Each conversation turn is appended to memory, then concatenated as context for the next call. Same memory pattern as Chapter 7.


Summary

  • Modalities are types of data: text, images, audio, video, sensors. A model is multimodal if it can handle more than one.
  • Vision Transformer (ViT) brings the Transformer architecture to images. It slices each image into fixed-size patches, linearly projects each patch into an embedding, and feeds the patch sequence through the same encoder used for text.
  • CLIP trains separate text and image encoders to produce embeddings in a shared space via contrastive learning: pull matching pairs together, push non-matching pairs apart. Same shape (512-d in the example) means cosine similarity works across modalities.
  • CLIP enables zero-shot classification, cross-modal search, image clustering by text labels, and powers diffusion-based generators like Stable Diffusion.

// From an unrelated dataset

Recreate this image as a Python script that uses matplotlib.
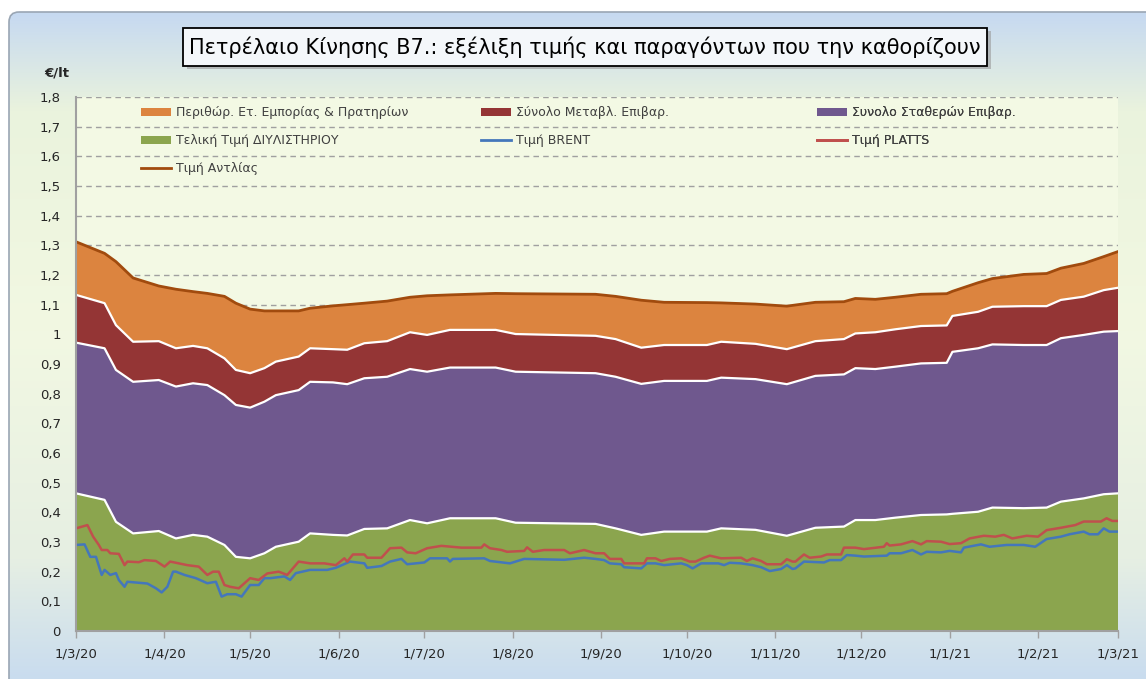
import matplotlib.pyplot as plt
import matplotlib.dates as mdates
import matplotlib.ticker as mticker
import numpy as np
import pandas as pd
from matplotlib.patches import FancyBboxPatch, Rectangle, Patch
from matplotlib.lines import Line2D
from matplotlib.colors import to_rgb

# stacked components (€/lt)
stack_dates = ['2020-03-01', '2020-03-11', '2020-03-15', '2020-03-21', '2020-03-30', '2020-04-05',
               '2020-04-11', '2020-04-16', '2020-04-22', '2020-04-26', '2020-05-01', '2020-05-06',
               '2020-05-10', '2020-05-18', '2020-05-22', '2020-05-30', '2020-06-04', '2020-06-10',
               '2020-06-18', '2020-06-26', '2020-07-02', '2020-07-10', '2020-07-26', '2020-08-02',
               '2020-08-30', '2020-09-06', '2020-09-15', '2020-09-23', '2020-10-08', '2020-10-13',
               '2020-10-25', '2020-11-05', '2020-11-15', '2020-11-25', '2020-11-29', '2020-12-06',
               '2020-12-13', '2020-12-22', '2020-12-31', '2021-01-02', '2021-01-11', '2021-01-16',
               '2021-01-27', '2021-02-04', '2021-02-09', '2021-02-17', '2021-02-24', '2021-03-01']
refinery = [0.464, 0.442, 0.368, 0.329, 0.337, 0.312, 0.324, 0.318, 0.290, 0.250, 0.245, 0.262,
            0.284, 0.301, 0.329, 0.324, 0.322, 0.344, 0.346, 0.374, 0.363, 0.380, 0.380, 0.365,
            0.361, 0.346, 0.324, 0.335, 0.335, 0.346, 0.341, 0.321, 0.348, 0.352, 0.374, 0.374,
            0.382, 0.391, 0.393, 0.395, 0.402, 0.416, 0.414, 0.416, 0.436, 0.447, 0.461, 0.464]
fixed_tax = [0.508, 0.511, 0.512, 0.511, 0.509, 0.512, 0.511, 0.511, 0.505, 0.512, 0.508, 0.511,
             0.511, 0.511, 0.511, 0.514, 0.510, 0.508, 0.511, 0.509, 0.511, 0.508, 0.508, 0.509,
             0.508, 0.511, 0.509, 0.508, 0.508, 0.508, 0.508, 0.511, 0.512, 0.513, 0.512, 0.509,
             0.509, 0.511, 0.511, 0.546, 0.551, 0.550, 0.550, 0.548, 0.551, 0.551, 0.548, 0.547]
variable_tax = [0.161, 0.152, 0.151, 0.135, 0.131, 0.129, 0.126, 0.124, 0.124, 0.118, 0.116, 0.113,
                0.113, 0.113, 0.113, 0.112, 0.116, 0.118, 0.120, 0.124, 0.124, 0.127, 0.127, 0.127,
                0.126, 0.127, 0.122, 0.121, 0.121, 0.121, 0.119, 0.118, 0.117, 0.119, 0.117, 0.124,
                0.126, 0.126, 0.126, 0.121, 0.123, 0.127, 0.131, 0.131, 0.129, 0.129, 0.140, 0.146]
margin = [0.179, 0.168, 0.214, 0.215, 0.186, 0.199, 0.183, 0.185, 0.209, 0.225, 0.216, 0.193,
          0.171, 0.154, 0.135, 0.146, 0.152, 0.135, 0.135, 0.118, 0.132, 0.118, 0.123, 0.136,
          0.140, 0.144, 0.160, 0.144, 0.143, 0.131, 0.134, 0.145, 0.131, 0.126, 0.118, 0.111,
          0.108, 0.107, 0.107, 0.083, 0.098, 0.095, 0.107, 0.110, 0.107, 0.112, 0.113, 0.122]

platts_dates = ['2020-03-01', '2020-03-05', '2020-03-07', '2020-03-09', '2020-03-10', '2020-03-12',
                '2020-03-13', '2020-03-16', '2020-03-18', '2020-03-19', '2020-03-23', '2020-03-25',
                '2020-03-29', '2020-04-01', '2020-04-03', '2020-04-09', '2020-04-13', '2020-04-16',
                '2020-04-18', '2020-04-20', '2020-04-22', '2020-04-24', '2020-04-27', '2020-05-01',
                '2020-05-04', '2020-05-07', '2020-05-11', '2020-05-14', '2020-05-18', '2020-05-22',
                '2020-05-27', '2020-05-31', '2020-06-03', '2020-06-04', '2020-06-06', '2020-06-10',
                '2020-06-11', '2020-06-16', '2020-06-19', '2020-06-23', '2020-06-25', '2020-06-28',
                '2020-07-02', '2020-07-07', '2020-07-14', '2020-07-21', '2020-07-22', '2020-07-24',
                '2020-07-28', '2020-07-30', '2020-08-05', '2020-08-06', '2020-08-08', '2020-08-12',
                '2020-08-19', '2020-08-21', '2020-08-26', '2020-08-30', '2020-09-02', '2020-09-04',
                '2020-09-08', '2020-09-09', '2020-09-16', '2020-09-17', '2020-09-20', '2020-09-22',
                '2020-09-25', '2020-09-29', '2020-10-02', '2020-10-04', '2020-10-07', '2020-10-09',
                '2020-10-13', '2020-10-20', '2020-10-22', '2020-10-24', '2020-10-27', '2020-10-29',
                '2020-11-03', '2020-11-05', '2020-11-07', '2020-11-08', '2020-11-11', '2020-11-13',
                '2020-11-17', '2020-11-19', '2020-11-24', '2020-11-25', '2020-11-29', '2020-12-02',
                '2020-12-09', '2020-12-10', '2020-12-11', '2020-12-15', '2020-12-19', '2020-12-22',
                '2020-12-24', '2020-12-29', '2021-01-01', '2021-01-05', '2021-01-08', '2021-01-13',
                '2021-01-17', '2021-01-20', '2021-01-23', '2021-01-28', '2021-02-01', '2021-02-04',
                '2021-02-09', '2021-02-14', '2021-02-17', '2021-02-23', '2021-02-25', '2021-02-27',
                '2021-03-01']
platts = [0.346, 0.357, 0.318, 0.290, 0.273, 0.273, 0.262, 0.260, 0.222, 0.234, 0.232, 0.239,
          0.236, 0.217, 0.234, 0.222, 0.217, 0.189, 0.200, 0.200, 0.155, 0.149, 0.144, 0.178,
          0.172, 0.194, 0.200, 0.189, 0.234, 0.228, 0.228, 0.222, 0.245, 0.234, 0.258, 0.258,
          0.247, 0.247, 0.279, 0.281, 0.265, 0.262, 0.279, 0.287, 0.281, 0.281, 0.292, 0.279,
          0.273, 0.267, 0.270, 0.282, 0.267, 0.273, 0.273, 0.262, 0.273, 0.262, 0.262, 0.243,
          0.243, 0.228, 0.228, 0.245, 0.245, 0.236, 0.243, 0.245, 0.234, 0.234, 0.247, 0.254,
          0.245, 0.247, 0.236, 0.245, 0.236, 0.225, 0.225, 0.242, 0.234, 0.234, 0.258, 0.247,
          0.251, 0.258, 0.258, 0.281, 0.281, 0.276, 0.284, 0.296, 0.288, 0.292, 0.303, 0.292,
          0.303, 0.301, 0.293, 0.296, 0.312, 0.321, 0.318, 0.324, 0.312, 0.321, 0.318, 0.340,
          0.348, 0.357, 0.369, 0.369, 0.380, 0.371, 0.371]

brent_dates = ['2020-03-01', '2020-03-04', '2020-03-06', '2020-03-08', '2020-03-10', '2020-03-11',
               '2020-03-13', '2020-03-15', '2020-03-16', '2020-03-18', '2020-03-19', '2020-03-26',
               '2020-03-29', '2020-03-31', '2020-04-02', '2020-04-04', '2020-04-05', '2020-04-08',
               '2020-04-12', '2020-04-16', '2020-04-19', '2020-04-21', '2020-04-23', '2020-04-26',
               '2020-04-28', '2020-05-01', '2020-05-04', '2020-05-06', '2020-05-08', '2020-05-13',
               '2020-05-15', '2020-05-17', '2020-05-22', '2020-05-28', '2020-05-31', '2020-06-05',
               '2020-06-10', '2020-06-11', '2020-06-16', '2020-06-19', '2020-06-23', '2020-06-25',
               '2020-07-01', '2020-07-03', '2020-07-09', '2020-07-10', '2020-07-11', '2020-07-22',
               '2020-07-24', '2020-07-31', '2020-08-05', '2020-08-19', '2020-08-26', '2020-08-30',
               '2020-09-02', '2020-09-04', '2020-09-08', '2020-09-09', '2020-09-15', '2020-09-17',
               '2020-09-20', '2020-09-23', '2020-09-29', '2020-10-01', '2020-10-03', '2020-10-06',
               '2020-10-12', '2020-10-14', '2020-10-16', '2020-10-20', '2020-10-24', '2020-10-27',
               '2020-10-30', '2020-11-03', '2020-11-05', '2020-11-07', '2020-11-08', '2020-11-11',
               '2020-11-18', '2020-11-20', '2020-11-24', '2020-11-26', '2020-11-29', '2020-12-02',
               '2020-12-10', '2020-12-11', '2020-12-15', '2020-12-19', '2020-12-22', '2020-12-24',
               '2020-12-29', '2021-01-01', '2021-01-05', '2021-01-06', '2021-01-12', '2021-01-15',
               '2021-01-21', '2021-01-27', '2021-01-31', '2021-02-04', '2021-02-09', '2021-02-12',
               '2021-02-17', '2021-02-19', '2021-02-22', '2021-02-24', '2021-02-26', '2021-03-01']
brent = [0.290, 0.292, 0.250, 0.250, 0.189, 0.206, 0.189, 0.195, 0.172, 0.149, 0.166, 0.160,
         0.144, 0.130, 0.149, 0.200, 0.200, 0.189, 0.178, 0.161, 0.166, 0.116, 0.124, 0.124,
         0.116, 0.155, 0.155, 0.178, 0.178, 0.184, 0.172, 0.195, 0.206, 0.206, 0.213, 0.234,
         0.228, 0.213, 0.219, 0.234, 0.243, 0.225, 0.231, 0.245, 0.245, 0.234, 0.243, 0.245,
         0.236, 0.228, 0.243, 0.240, 0.247, 0.243, 0.239, 0.228, 0.225, 0.215, 0.211, 0.228,
         0.228, 0.222, 0.228, 0.222, 0.211, 0.228, 0.228, 0.222, 0.230, 0.228, 0.222, 0.215,
         0.202, 0.209, 0.222, 0.209, 0.211, 0.234, 0.231, 0.239, 0.239, 0.256, 0.254, 0.251,
         0.254, 0.262, 0.262, 0.273, 0.258, 0.267, 0.265, 0.270, 0.265, 0.281, 0.292, 0.284,
         0.290, 0.290, 0.284, 0.310, 0.318, 0.326, 0.335, 0.326, 0.326, 0.346, 0.335, 0.335]

labels = ['Περιθώρ. Ετ. Εμπορίας & Πρατηρίων', 'Σύνολο Μεταβλ. Επιβαρ.', 'Συνολο Σταθερών Επιβαρ.',
          'Τελική Τιμή ΔΙΥΛΙΣΤΗΡΙΟΥ', 'Τιμή BRENT', 'Τιμή PLATTS', 'Τιμή Αντλίας']
title = 'Πετρέλαιο Κίνησης Β7.: εξέλιξη τιμής και παραγόντων που την καθορίζουν'

c_green = '#8BA54E'
c_purple = '#6F588E'
c_red = '#943535'
c_orange = '#DC843F'
c_brent = '#4477BB'
c_platts = '#C0504D'
c_pump = '#A14B0E'

W, H = 1146, 679
fig = plt.figure(figsize=(W / 100, H / 100), dpi=100)

# background panel with vertical gradient
bg = fig.add_axes([0, 0, 1, 1], zorder=-10)
bg.axis('off')
stops_y = [12, 110, 330, 560, 679]
stops_c = ['#C6D9F1', '#EAF3DD', '#F2F8E2', '#E6EFE3', '#C9DCEF']
ys = np.linspace(12, 712, 400)
rgb = np.array([to_rgb(c) for c in stops_c])
grad = np.stack([np.interp(ys, stops_y, rgb[:, i]) for i in range(3)], axis=-1)[:, None, :]
panel = FancyBboxPatch((9, 12), 1160, 700, boxstyle='round,pad=0,rounding_size=10',
                       ec='#9AA6B4', fc='none', lw=1.2)
bg.add_patch(panel)
im = bg.imshow(grad, extent=[9, 1169, 712, 12], aspect='auto')
im.set_clip_path(panel)
bg.set_xlim(0, W)
bg.set_ylim(H, 0)

# title box
bg.add_patch(Rectangle((187, 31), 804, 38, fc='#9A9A9A', ec='none', alpha=0.6))
bg.add_patch(Rectangle((183, 28), 804, 38, fc='#F4F7FA', ec='black', lw=1.3))
bg.text(585, 47, title, ha='center', va='center', fontsize=15, color='black')
bg.text(44, 73, '€/lt', ha='left', va='center', fontsize=9.5, fontweight='bold', color='#262626')

# main plot
ax = fig.add_axes([76 / W, 1 - 631 / H, 1042 / W, 534 / H])
ax.set_facecolor('#F3F9E4')

yticks = np.arange(0, 1.81, 0.1)
for yv in yticks[1:]:
    ax.axhline(yv, ls=(0, (4, 3)), color='#A0A0A0', lw=1, zorder=0.8)

sd = pd.to_datetime(stack_dates)
ax.stackplot(sd, refinery, fixed_tax, variable_tax, margin,
             colors=[c_green, c_purple, c_red, c_orange], lw=0, zorder=2)
lvl1 = np.array(refinery)
lvl2 = lvl1 + np.array(fixed_tax)
lvl3 = lvl2 + np.array(variable_tax)
pump = lvl3 + np.array(margin)
for lvl in (lvl1, lvl2, lvl3):
    ax.plot(sd, lvl, color='white', lw=1.6, zorder=3)
ax.plot(sd, pump, color=c_pump, lw=2, zorder=4)
ax.plot(pd.to_datetime(brent_dates), brent, color=c_brent, lw=1.8, zorder=4)
ax.plot(pd.to_datetime(platts_dates), platts, color=c_platts, lw=1.8, zorder=4)

ax.set_xlim(pd.Timestamp('2020-03-01'), pd.Timestamp('2021-03-01'))
ax.set_ylim(0, 1.8)
ax.set_yticks(yticks)
ax.yaxis.set_major_formatter(mticker.FuncFormatter(
    lambda v, p: ('%.1f' % v).replace('.0', '').replace('.', ',')))
ax.xaxis.set_major_locator(mdates.MonthLocator(bymonthday=1))
ax.xaxis.set_major_formatter(mticker.FuncFormatter(
    lambda v, p: '%d/%d/%s' % (mdates.num2date(v).day, mdates.num2date(v).month,
                               mdates.num2date(v).strftime('%y'))))
for s in ('top', 'right'):
    ax.spines[s].set_visible(False)
for s in ('left', 'bottom'):
    ax.spines[s].set_color('#A0A0A0')
    ax.spines[s].set_linewidth(1.5)
    ax.spines[s].set_zorder(5)
ax.tick_params(axis='y', length=0, pad=11, labelsize=9.5, labelcolor='#262626')
ax.tick_params(axis='x', length=5, width=1, color='#A0A0A0', direction='out', pad=7,
               labelsize=9.5, labelcolor='#262626')

# legend in three columns
def patch(c):
    return Patch(facecolor=c, edgecolor='none')

def line(c):
    return Line2D([], [], color=c, lw=2)

cols = [
    ([patch(c_orange), patch(c_green), line(c_pump)], [labels[0], labels[3], labels[6]], 0.0624),
    ([patch(c_red), line(c_brent)], [labels[1], labels[4]], 0.3887),
    ([patch(c_purple), line(c_platts)], [labels[2], labels[5]], 0.711),
]
for handles, labs, x0 in cols:
    leg = ax.legend(handles, labs, loc='upper left', bbox_to_anchor=(x0, 0.983), frameon=False,
                    fontsize=9, handlelength=2.4, handleheight=0.6, handletextpad=0.4,
                    labelspacing=1.2, borderpad=0, borderaxespad=0, labelcolor='#404040')
    ax.add_artist(leg)

fig.savefig('out.png', dpi=100)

  • BLIP-2 glues a frozen ViT to a frozen LLM via a small trainable module, the Q-Former. Stage 1 trains Q-Former on contrastive, matching, and caption-generation tasks. Stage 2 projects Q-Former embeddings through a linear layer to act as soft visual prompts for the LLM.
  • The same pattern (frozen vision + frozen LLM + small bridge) drives LLaVA, Idefics 2, and many other vision-language models.
  • BLIP-2 supports image captioning (image to text) and chat-based VQA (image plus question to answer). Follow-up questions chain via concatenated history.
  • Caveats: square-aspect-ratio preprocessing (224x224) distorts non-square images, and non-public or domain-specific images may produce weak captions because pretraining data was largely public web.